Nuestra presencia incide en el mundo, en las familias, en los que trabajan con nosotros. Uno de nuestros profesores, que no pertenece al movimiento, me dijo una vez: «Las razones que das para trabajar, el punto de partida que proponéis para mirar a los alumnos está determinando también mi forma de mirar a mi familia y a mi hijo».

Nada de esto habría sido posible sin la unidad con Juan Ramón, el director del colegio, y con tantos amigos del Newman. En realidad, esta unidad está en el origen de todo y también es un milagro. Juan Ramón y yo no podríamos ser más diferentes. La unidad no nace del trabajo que hacemos juntos, no nace de compartir un proyecto. Si fuera así, la convivencia consistiría en allanar diferencias, en adaptarse el uno al otro.
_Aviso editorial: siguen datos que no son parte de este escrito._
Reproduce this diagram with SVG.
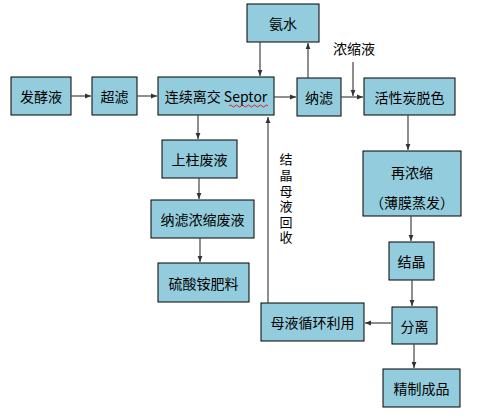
<svg xmlns="http://www.w3.org/2000/svg" width="478" height="420" viewBox="0 0 478 420">
<defs>
<marker id="ah" viewBox="0 0 10 10" refX="10" refY="5" markerWidth="6" markerHeight="6" orient="auto" markerUnits="userSpaceOnUse">
<path d="M0,1 L10,5 L0,9 Z" fill="#333"/>
</marker>
<style>
.box{fill:#93CDDD;stroke:#000;stroke-width:1}
.t{font-family:"Noto Sans CJK SC","Liberation Sans",sans-serif;font-size:14px;fill:#000;text-anchor:middle;dominant-baseline:central}
.c{stroke:#444;stroke-width:1.2;fill:none;marker-end:url(#ah)}
.v{font-family:"Noto Sans CJK SC","Liberation Sans",sans-serif;font-size:13px;fill:#000;writing-mode:tb;letter-spacing:2.6px}
</style>
</defs>
<rect width="478" height="420" fill="#fff"/>
<g id="n1"><rect class="box" x="11" y="77" width="60" height="38"/><text class="t" x="41" y="96">发酵液</text></g>
<g id="n2"><rect class="box" x="92" y="77" width="45" height="38"/><text class="t" x="114.5" y="96">超滤</text></g>
<g id="n3"><rect class="box" x="158" y="77" width="116" height="38"/><text class="t" x="216" y="96">连续离交 Septor</text><path d="M229,106 q1.5,-2 3,0 t3,0 t3,0 t3,0 t3,0 t3,0 t3,0 t3,0 t3,0 t3,0 t3,0 t3,0 t3,0" fill="none" stroke="#d00" stroke-width="0.8"/></g>
<g id="n4"><rect class="box" x="247" y="4" width="72" height="38"/><text class="t" x="283" y="23">氨水</text></g>
<g id="n5"><rect class="box" x="297" y="78" width="44" height="38"/><text class="t" x="319" y="97">纳滤</text></g>
<g id="n6"><rect class="box" x="364" y="78" width="91" height="37"/><text class="t" x="409.5" y="96.5">活性炭脱色</text></g>
<g id="n7"><rect class="box" x="363" y="151" width="98" height="65"/><text class="t" x="412" y="172">再浓缩</text><text class="t" x="412" y="202">（薄膜蒸发）</text></g>
<g id="n8"><rect class="box" x="389" y="242" width="45" height="38"/><text class="t" x="411.5" y="261">结晶</text></g>
<g id="n9"><rect class="box" x="392" y="307" width="45" height="37"/><text class="t" x="414.5" y="325.5">分离</text></g>
<g id="n10"><rect class="box" x="383" y="369" width="77" height="38"/><text class="t" x="421.5" y="388">精制成品</text></g>
<g id="n11"><rect class="box" x="261" y="303" width="103" height="38"/><text class="t" x="312.5" y="322">母液循环利用</text></g>
<g id="n12"><rect class="box" x="162" y="140" width="75" height="38"/><text class="t" x="199.5" y="159">上柱废液</text></g>
<g id="n13"><rect class="box" x="151" y="200" width="103" height="38"/><text class="t" x="202.5" y="219">纳滤浓缩废液</text></g>
<g id="n14"><rect class="box" x="158" y="263" width="91" height="39"/><text class="t" x="203.5" y="282.5">硫酸铵肥料</text></g>
<g id="labels">
<text class="t" x="354" y="48">浓缩液</text>
<text class="v" x="286" y="153">结晶母液回收</text>
</g>
<g id="connectors">
<line class="c" x1="71" y1="96" x2="91" y2="96"/>
<line class="c" x1="137" y1="96" x2="157" y2="96"/>
<line class="c" x1="274" y1="97" x2="296" y2="97"/>
<line class="c" x1="260" y1="42" x2="260" y2="76"/>
<line class="c" x1="308" y1="78" x2="308" y2="43"/>
<line class="c" x1="341" y1="97" x2="363" y2="97"/>
<line class="c" x1="353" y1="62" x2="353" y2="96"/>
<line class="c" x1="408" y1="115" x2="408" y2="150"/>
<line class="c" x1="411" y1="216" x2="411" y2="241"/>
<line class="c" x1="412" y1="280" x2="412" y2="306"/>
<line class="c" x1="414" y1="344" x2="414" y2="368"/>
<line class="c" x1="391" y1="323" x2="365" y2="323"/>
<line class="c" x1="268" y1="303" x2="268" y2="117"/>
<line class="c" x1="198" y1="115" x2="198" y2="139"/>
<line class="c" x1="199" y1="178" x2="199" y2="199"/>
<line class="c" x1="200" y1="238" x2="200" y2="262"/>
</g>
</svg>
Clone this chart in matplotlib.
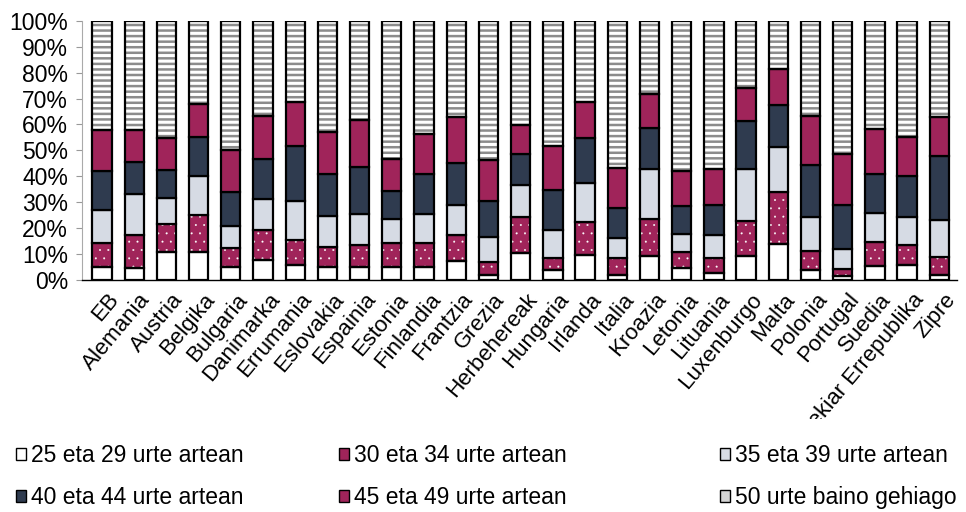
import matplotlib
matplotlib.use('Agg')
import matplotlib.pyplot as plt
import numpy as np
from matplotlib.patches import Patch
from matplotlib.transforms import Bbox, TransformedBbox

plt.rcParams['font.family'] = ['Liberation Sans', 'DejaVu Sans']
plt.rcParams['hatch.linewidth'] = 1.8

countries = ["EB", "Alemania", "Austria", "Belgika", "Bulgaria", "Danimarka", "Errumania",
             "Eslovakia", "Espainia", "Estonia", "Finlandia", "Frantzia", "Grezia",
             "Herbehereak", "Hungaria", "Irlanda", "Italia", "Kroazia", "Letonia",
             "Lituania", "Luxenburgo", "Malta", "Polonia", "Portugal", "Suedia",
             "Txekiar Errepublika", "Zipre"]

series_labels = ["25 eta 29 urte artean", "30 eta 34 urte artean", "35 eta 39 urte artean",
                 "40 eta 44 urte artean", "45 eta 49 urte artean", "50 urte baino gehiago"]

v25_29 = [4.9, 4.5, 10.5, 10.5, 4.9, 7.5, 5.5, 4.9, 4.9, 4.9, 4.9, 7.2, 1.7, 10.1, 3.6,
          9.4, 1.7, 9.0, 4.5, 2.6, 9.0, 13.9, 3.6, 1.3, 5.2, 5.8, 1.7]
v30_34 = [9.4, 12.7, 10.8, 14.4, 7.4, 11.6, 9.7, 7.5, 8.6, 9.3, 9.3, 10.0, 5.1, 13.9, 4.9,
          12.9, 6.7, 14.6, 6.2, 5.8, 13.7, 19.8, 7.5, 2.6, 9.4, 7.5, 7.1]
v35_39 = [12.5, 15.7, 10.1, 15.1, 8.3, 11.9, 15.3, 12.1, 12.0, 9.4, 11.3, 11.6, 9.5, 12.5,
          10.6, 14.9, 7.5, 19.0, 7.1, 8.8, 19.9, 17.7, 13.2, 8.1, 11.2, 10.7, 14.2]
v40_44 = [15.3, 12.4, 10.9, 15.0, 13.1, 15.8, 21.2, 16.3, 18.1, 10.6, 15.3, 16.4, 14.0, 12.0,
          15.5, 17.4, 11.6, 15.9, 10.6, 11.8, 18.8, 16.1, 20.0, 16.9, 15.2, 16.1, 24.7]
v45_49 = [15.7, 12.5, 12.3, 12.9, 16.4, 16.6, 16.8, 16.4, 18.1, 12.3, 15.5, 17.8, 15.9, 11.2,
          17.1, 14.2, 15.5, 13.1, 13.5, 13.6, 12.5, 13.9, 19.1, 19.6, 17.1, 14.9, 15.0]
v50_plus = [42.2, 42.2, 45.4, 32.1, 49.9, 36.6, 31.5, 42.8, 38.3, 53.5, 43.7, 37.0, 53.8, 40.3,
            48.3, 31.2, 57.0, 28.4, 58.1, 57.4, 26.1, 18.6, 36.6, 51.5, 41.9, 45.0, 37.3]

yticks = [0, 10, 20, 30, 40, 50, 60, 70, 80, 90, 100]

crimson = '#A0245A'
dark = '#2F3B4F'
light = '#D6DBE4'
stripe = '#8C8C8C'

# (values, face, hatch, hatch colour, hatch linewidth)
styles = [
    (v25_29, 'white', None, None, 1.0),
    (v30_34, crimson, '..', 'white', 0.2),
    (v35_39, light, None, None, 1.0),
    (v40_44, dark, None, None, 1.0),
    (v45_49, crimson, None, None, 1.0),
    (v50_plus, 'white', '---', stripe, 1.8),
]

fig = plt.figure(figsize=(9.66, 5.12), dpi=100)
ax = fig.add_axes([0.0849, 0.454, 0.9058, 0.505])

x = np.arange(len(countries))
width = 0.6
bottom = np.zeros(len(x))
for vals, face, hatch, hcol, hlw in styles:
    vals = np.array(vals)
    if hatch:
        with plt.rc_context({'hatch.linewidth': hlw}):
            ax.bar(x, vals, width, bottom=bottom, facecolor=face, hatch=hatch,
                   edgecolor=hcol, linewidth=0, zorder=2)
        ax.bar(x, vals, width, bottom=bottom, facecolor='none',
               edgecolor='black', linewidth=1.6, zorder=3)
    else:
        ax.bar(x, vals, width, bottom=bottom, facecolor=face,
               edgecolor='black', linewidth=1.6, zorder=3)
    bottom += vals

ax.set_ylim(0, 100)
ax.set_xlim(-0.62, len(countries) - 0.45)
ax.set_yticks(yticks)
ax.set_yticklabels([f"{t}%" for t in yticks], fontsize=16.5)
ax.set_xticks(x)
ax.set_xticklabels([])
ax.tick_params(axis='x', length=0)
ax.tick_params(axis='y', length=4, width=0.8, color='#999999', pad=6)
for s in ['top', 'right']:
    ax.spines[s].set_visible(False)
ax.spines['left'].set_color('#aaaaaa')
ax.spines['left'].set_linewidth(0.8)
ax.spines['bottom'].set_color('black')
ax.spines['bottom'].set_linewidth(1.0)

# category labels (the long one is cut off by the legend area, as in the original)
clip = TransformedBbox(Bbox([[0, 1 - 419 / 512], [1, 1]]), fig.transFigure)
for i, name in enumerate(countries):
    t = ax.annotate(name, xy=(i + 0.15, 0), xycoords=('data', 'axes fraction'),
                    xytext=(0, -7), textcoords='offset points', rotation=50,
                    ha='right', va='top', rotation_mode='anchor', fontsize=16,
                    annotation_clip=False)
    t.set_clip_box(clip)
    t.set_clip_on(True)

faces = [('white', 'black'), (crimson, 'black'), (light, 'black'),
         (dark, 'black'), (crimson, 'black'), ('#d4d4d4', 'black')]
handles = [Patch(facecolor=f, edgecolor=e, linewidth=1.0) for f, e in faces]
col_x = [16, 339, 720]
for c in range(3):
    idx = [c, c + 3]
    fig.legend([handles[i] for i in idx], [series_labels[i] for i in idx],
               ncol=1, loc='upper left', bbox_to_anchor=(col_x[c] / 966, 1 - 444 / 512),
               frameon=False, fontsize=16.5, handlelength=0.45,
               handleheight=0.45, handletextpad=0.2, labelspacing=0.85,
               borderaxespad=0.0, borderpad=0.0)

fig.savefig('out.png', dpi=100)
LEE TAMBIÉN – Argentina. La paz y nosotros

La unidad nace de la conciencia de que el otro es, ante todo, alguien que se te da. Su humanidad, su experiencia humana, lo que el Señor permite que suceda como resultado del trabajo diario, es para mí la posibilidad de conocer a Cristo. Esto hace que ninguna dificultad, diferencia de criterios o discusión –y las ha habido– sea ocasión de división. Al contrario, ha sido la posibilidad de profundizar en lo que nos une y, por tanto, en el motivo por el que trabajamos juntos. Esto siempre nos ha permitido volver a empezar, escucharnos, obedecernos y perdonarnos. Misteriosamente esta amistad es el corazón del colegio y desafía a todos. Giussani decía que «el verdadero sujeto que cambia el mundo –según los ritmos que establece el Padre– es mi relación de comunión con los otros. No es tu compañía lo que debe cambiar, eres tú que debes estar con las personas que el Padre te da».